In its ninth year, the campaign broke through globally last week. Its latest video – Kony 2012 – released on the internet got 100 million views in seven days. That's a few more than visit Africa Confidential's website, which has been reporting Kony's operations and political connections for two decades, indeed marginally more than the combined audience of the international pages of the New York Times, le Monde and the Financial Times.


The global reach of Kony 2012, helped by endorsements on twitter from rapper P Diddy and Oprah Winfrey, has put us mainstream journalists in the shade. Celebrity espousal of foreign causes, whatever our doubts, changes news values instantly. Correspondents reporting on the air strikes on South Kordofan in Sudan saw the story lead television bulletins across the world on 16 March – thanks to the arrest of George Clooney in a demonstration outside the Sudan Embassy in Washington.


Simplifications and factual errors in the Invisible Children video have come under fire in Africa and the west. Even criticism of Invisible Children's campaign has benefited from the group's internet celebrity. Ugandan blogger Rosebell Kagumire's challenge to the group for its 'saviour complex' projecting itself as a team of western heroes coming to the rescue of helpless Africans flashed across the internet.


Kagumire has now provoked a deeper debate about how to deal with war crimes and forced Invisible Children to respond.
Invisible Children replied that 95% of its leadership and staff on the ground are Ugandan – whatever the impression given of American command and control in their video releases.
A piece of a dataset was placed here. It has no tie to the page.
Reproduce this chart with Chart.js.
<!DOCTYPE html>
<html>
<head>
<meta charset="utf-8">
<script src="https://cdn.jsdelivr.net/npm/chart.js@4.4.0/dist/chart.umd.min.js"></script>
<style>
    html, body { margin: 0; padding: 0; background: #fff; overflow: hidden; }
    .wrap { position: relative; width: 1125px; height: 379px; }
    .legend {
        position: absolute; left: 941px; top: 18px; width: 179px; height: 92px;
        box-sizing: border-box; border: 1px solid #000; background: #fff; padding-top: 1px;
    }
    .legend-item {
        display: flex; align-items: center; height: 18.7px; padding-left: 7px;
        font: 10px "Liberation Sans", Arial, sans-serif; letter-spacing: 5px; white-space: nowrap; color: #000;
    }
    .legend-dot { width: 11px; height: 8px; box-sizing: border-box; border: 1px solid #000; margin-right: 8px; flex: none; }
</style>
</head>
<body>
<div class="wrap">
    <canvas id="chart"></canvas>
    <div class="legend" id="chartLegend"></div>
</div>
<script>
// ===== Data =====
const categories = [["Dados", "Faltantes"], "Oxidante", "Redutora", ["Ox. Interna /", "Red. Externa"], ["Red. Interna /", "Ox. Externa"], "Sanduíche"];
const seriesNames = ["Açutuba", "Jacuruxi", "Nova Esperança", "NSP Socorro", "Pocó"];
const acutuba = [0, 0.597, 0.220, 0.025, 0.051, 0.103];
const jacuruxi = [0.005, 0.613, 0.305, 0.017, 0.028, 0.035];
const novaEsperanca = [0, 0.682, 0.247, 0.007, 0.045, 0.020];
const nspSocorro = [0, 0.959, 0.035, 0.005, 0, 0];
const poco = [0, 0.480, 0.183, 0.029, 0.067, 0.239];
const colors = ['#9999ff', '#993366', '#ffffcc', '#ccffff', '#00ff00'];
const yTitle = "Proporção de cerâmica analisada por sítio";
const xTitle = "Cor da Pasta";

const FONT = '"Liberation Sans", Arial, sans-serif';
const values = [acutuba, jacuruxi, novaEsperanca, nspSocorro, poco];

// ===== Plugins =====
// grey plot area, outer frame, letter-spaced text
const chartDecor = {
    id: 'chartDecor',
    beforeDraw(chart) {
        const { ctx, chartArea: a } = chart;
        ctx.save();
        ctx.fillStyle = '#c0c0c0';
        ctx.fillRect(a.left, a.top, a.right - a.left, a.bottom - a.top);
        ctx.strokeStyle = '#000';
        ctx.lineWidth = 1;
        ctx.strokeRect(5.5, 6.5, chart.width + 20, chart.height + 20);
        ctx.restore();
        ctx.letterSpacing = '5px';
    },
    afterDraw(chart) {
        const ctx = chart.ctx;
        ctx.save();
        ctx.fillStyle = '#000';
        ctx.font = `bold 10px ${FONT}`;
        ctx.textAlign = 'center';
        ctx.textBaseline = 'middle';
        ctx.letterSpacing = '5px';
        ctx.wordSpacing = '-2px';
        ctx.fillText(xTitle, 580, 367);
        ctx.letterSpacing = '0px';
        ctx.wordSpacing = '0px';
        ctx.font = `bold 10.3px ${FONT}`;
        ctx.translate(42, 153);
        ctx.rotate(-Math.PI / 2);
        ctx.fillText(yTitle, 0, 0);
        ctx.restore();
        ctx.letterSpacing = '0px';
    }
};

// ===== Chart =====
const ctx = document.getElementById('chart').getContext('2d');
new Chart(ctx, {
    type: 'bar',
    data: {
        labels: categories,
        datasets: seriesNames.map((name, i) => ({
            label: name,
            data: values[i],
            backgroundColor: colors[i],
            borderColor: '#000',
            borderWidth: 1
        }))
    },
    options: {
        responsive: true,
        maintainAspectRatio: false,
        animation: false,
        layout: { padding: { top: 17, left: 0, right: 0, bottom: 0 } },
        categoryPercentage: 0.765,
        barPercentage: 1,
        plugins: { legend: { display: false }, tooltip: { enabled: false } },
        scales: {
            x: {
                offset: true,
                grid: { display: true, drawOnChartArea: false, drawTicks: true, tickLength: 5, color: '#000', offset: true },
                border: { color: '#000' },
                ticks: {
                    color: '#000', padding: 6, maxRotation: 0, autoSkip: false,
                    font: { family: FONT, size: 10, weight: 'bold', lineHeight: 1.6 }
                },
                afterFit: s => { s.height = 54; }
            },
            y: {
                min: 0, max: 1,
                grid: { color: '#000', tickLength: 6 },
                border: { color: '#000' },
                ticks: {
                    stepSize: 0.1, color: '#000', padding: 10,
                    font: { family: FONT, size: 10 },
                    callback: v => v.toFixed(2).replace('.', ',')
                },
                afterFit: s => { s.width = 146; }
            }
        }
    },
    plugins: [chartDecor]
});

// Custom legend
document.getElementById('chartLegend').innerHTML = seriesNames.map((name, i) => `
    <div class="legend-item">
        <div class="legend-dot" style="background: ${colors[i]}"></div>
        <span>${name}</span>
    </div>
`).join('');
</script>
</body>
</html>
Outgoing ICC prosecutor Luis Moreno Ocampo fulsomely welcomed the publicity machine unleashed by Invisible Children. Such a breakthrough might rescue his legacy a little in Africa before he hands over to Bensouda.
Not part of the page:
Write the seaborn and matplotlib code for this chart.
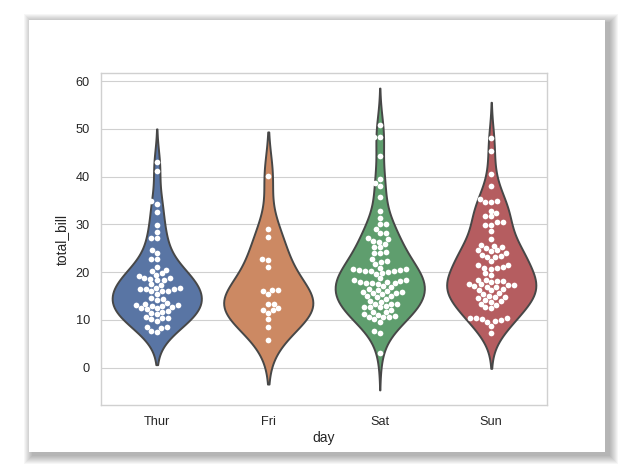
import numpy as np
import pandas as pd
import seaborn as sns
import matplotlib
matplotlib.use("Agg")
import matplotlib.pyplot as plt
from matplotlib.patches import Rectangle

# total_bill per day (tips data)
days = ["Thur", "Fri", "Sat", "Sun"]

thur_bill = [27.20, 22.76, 17.29, 19.44, 16.66, 10.07, 32.68, 15.98, 34.83, 13.03, 18.28, 24.71, 21.16,
             10.65, 12.43, 24.08, 11.69, 13.42, 14.26, 15.95, 12.48, 29.80, 8.52, 14.52, 11.38, 22.82,
             19.08, 20.27, 11.17, 12.26, 18.26, 8.51, 10.33, 14.15, 16.00, 13.16, 17.47, 34.30, 41.19,
             27.05, 16.43, 8.35, 18.64, 11.87, 9.78, 7.51,
             19.81, 28.44, 15.48, 16.58, 7.56, 10.34, 43.11, 13.00, 13.51, 18.71, 12.74, 13.00, 16.40,
             20.53, 16.47, 18.78]

fri_bill = [28.97, 22.49, 5.75, 16.32, 22.75, 40.17, 27.28, 12.03, 21.01, 12.46, 11.35, 15.38,
            12.16, 13.42, 8.58, 15.98, 13.42, 16.27, 10.09]

sat_bill = [20.65, 17.92, 20.29, 15.77, 39.42, 19.82, 17.81, 13.37, 12.69, 21.70, 19.65, 9.55, 18.35,
            15.06, 20.69, 17.78, 24.06, 16.31, 16.93, 18.69, 31.27, 16.04,
            38.01, 26.41, 11.24, 48.27, 20.29, 13.81, 11.02, 18.29, 17.59, 20.08, 16.45, 3.07, 20.23,
            15.01, 12.02, 17.07, 26.86, 25.28, 14.73, 10.51, 17.92,
            44.30, 22.42, 20.92, 15.36, 20.49, 25.21, 18.24, 14.31, 14.00, 7.25,
            10.59, 10.63, 50.81, 15.81,
            26.59, 38.73, 24.27, 12.76, 30.06, 25.89, 48.33, 13.27, 28.17, 12.90, 28.15, 11.59, 7.74, 30.14,
            20.45, 13.28, 22.12, 24.01, 15.69, 11.61, 10.77, 15.53, 10.07, 12.60, 32.83, 35.83, 29.03,
            27.18, 22.67, 17.82]

sun_bill = [16.99, 10.34, 21.01, 23.68, 24.59, 25.29, 8.77, 26.88, 15.04, 14.78, 10.27, 35.26, 15.42,
            18.43, 14.83, 21.58, 10.33, 16.29, 16.97,
            17.46, 13.94, 9.68, 30.40, 18.29, 22.23, 32.40, 28.55, 18.04, 12.54, 10.29, 34.81, 9.94,
            25.56, 19.49,
            38.07, 23.95, 25.71, 17.31, 29.93,
            14.07, 13.13, 17.26, 24.55, 19.77, 29.85, 48.17, 25.00, 13.39, 16.49, 21.50, 12.66, 16.21,
            13.81, 17.51, 24.52, 20.76, 31.71,
            7.25, 31.85, 16.82, 32.90, 17.89, 14.48, 9.60, 34.63, 34.65, 23.33, 45.35, 23.17, 40.55,
            20.69, 20.90, 30.46, 18.15, 23.10, 15.69]

bills = {"Thur": thur_bill, "Fri": fri_bill, "Sat": sat_bill, "Sun": sun_bill}
df = pd.DataFrame([(d, b) for d in days for b in bills[d]], columns=["day", "total_bill"])

sns.set_theme(style="whitegrid", palette="deep")
plt.rcParams["font.family"] = ["Liberation Sans", "DejaVu Sans"]
plt.rcParams["axes.edgecolor"] = "#d0d0d0"
plt.rcParams["grid.color"] = "#d0d0d0"
plt.rcParams["axes.linewidth"] = 1.0
plt.rcParams["grid.linewidth"] = 0.8

W, H = 634, 475
fig = plt.figure(figsize=(W / 100, H / 100), dpi=100, facecolor="white")

# card with a soft drop shadow (screenshot frame)
cl, cr, ct, cb = 29, 605, 20, 452
for i in range(9, 0, -1):
    fig.patches.append(Rectangle(((cl - i + 4) / W, 1 - (cb + i + 3) / H),
                                 (cr - cl + 2 * i) / W, (cb - ct + 2 * i) / H,
                                 transform=fig.transFigure, facecolor="black",
                                 edgecolor="none", alpha=0.035, zorder=-10))
fig.patches.append(Rectangle((cl / W, 1 - cb / H), (cr - cl) / W, (cb - ct) / H,
                             transform=fig.transFigure, facecolor="white",
                             edgecolor="none", zorder=-5))

ax = fig.add_axes([101 / W, 1 - 405 / H, (547 - 101) / W, (405 - 73) / H])

sns.violinplot(data=df, x="day", y="total_bill", hue="day", order=days, hue_order=days,
               inner=None, saturation=0.75, linewidth=1.4, linecolor="#474747",
               legend=False, ax=ax)
sns.swarmplot(data=df, x="day", y="total_bill", order=days, color="white",
              size=4.1, ax=ax)

ax.set_yticks([0, 10, 20, 30, 40, 50, 60])
ax.tick_params(axis="both", length=0, labelsize=9.2, labelcolor="#262626")
ax.tick_params(axis="y", pad=8)
ax.tick_params(axis="x", pad=8)
ax.set_xlabel("day", fontsize=10, color="#262626", labelpad=2)
ax.set_ylabel("total_bill", fontsize=10, color="#262626", labelpad=5)
ax.xaxis.grid(False)

fig.savefig("out.png", dpi=100, facecolor="white")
Two years ago the group pressured members of the US Congress to pass a law demanding presidential action against Kony. That's why President Barack Obama despatched 100 US special forces officers to Central African Republic, Uganda and Congo-Kinshasa to back the regional hunt for Kony.


With a budget of $30 million and a deadline of a year, it's a tiny contingent compared to US deployments in Iraq and Afghanistan. But if it succeeds in apprehending Kony, Invisible Children will take a slice of the credit.


For more conventional and rarefied proponents of international justice, it raises more questions about mobilising support for their causes as well as the status the International Criminal Court's indictments. The US, which is not a member, is the first country to take serious action to enforce an arrest warrant from the court.